When Diet Culture Broke Our Relationship with Food (and How to Fix It)
- Melissa Monroe, Pn1
- 3 days ago
- 4 min read
When I was growing up, I was called “chubby,” which was apparently a perfectly acceptable word to use in the 80s. I was embarrassed that my jeans were “Pretty Plus” sizes.
My mom was always going on a diet, and most of the time, my sister and I went on the diet with her. When I was in middle school, my mom and I went on a road trip with my aunt. My mom forgot to tell her that we were both “on a diet,” so she brought a grocery bag full of junk food for the road. My aunt was so frustrated that she started lining up mini Reese’s Peanut Butter Cups along the dashboard so we could watch her eat them one by one.

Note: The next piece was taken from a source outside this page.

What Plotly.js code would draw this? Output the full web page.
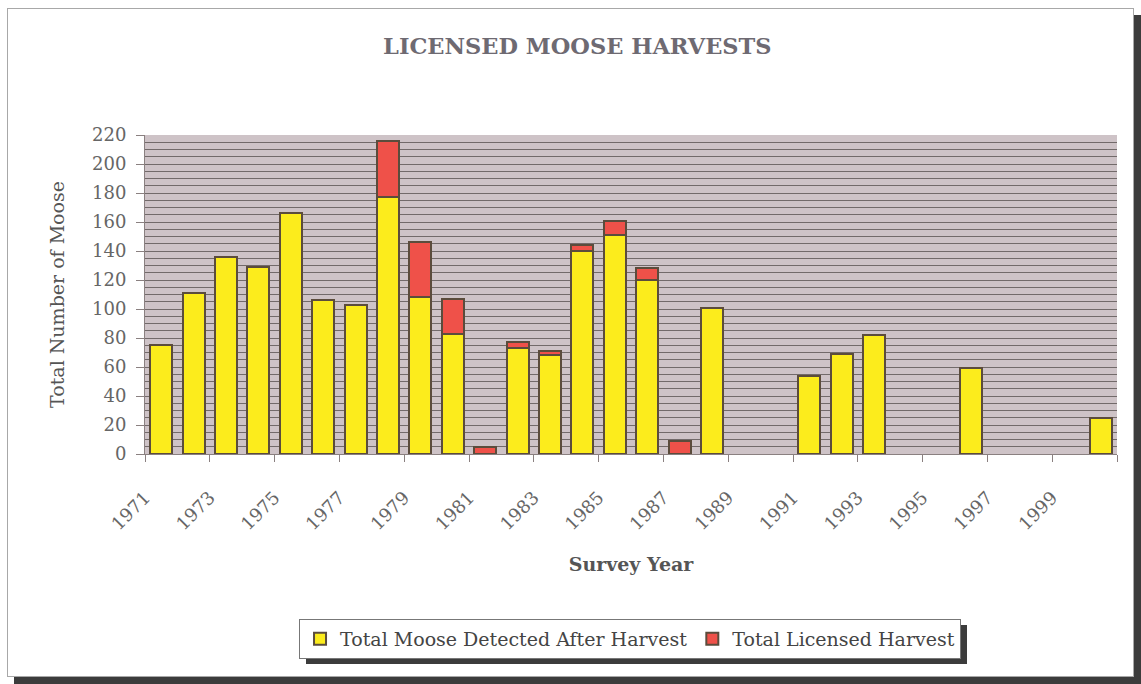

That moment stuck with me—not because of the candy, but because it was the first time I realized how much guilt women carried around food. I didn't realize at the time, however, exactly how much diet culture had broken our relationship with food.
Like most women in her generation, my mom fell into the diet-culture trap. And like many in mine, I followed suit. We did SlimFast, grapefruit diets, low-fat everything (my hair still hasn’t forgiven me), Weight Watchers, sugar-free, low-carb—you name it. The list is longer than the ingredient label on a box of “fat-free” cookies.
These diets got into our heads. They taught us to question what we ate, when we ate, and whether our worth depended on the size of our jeans.
Diet Culture Broke Our Relationship with Food: We’ve Been Taught to Eat Less and Do More
Women are now conditioned to eat as little as possible. Yet we’re expected to raise kids, keep full-time jobs, clean the house, grocery shop, work out five times a week, strength train, take care of aging parents, pay bills, and walk the dog.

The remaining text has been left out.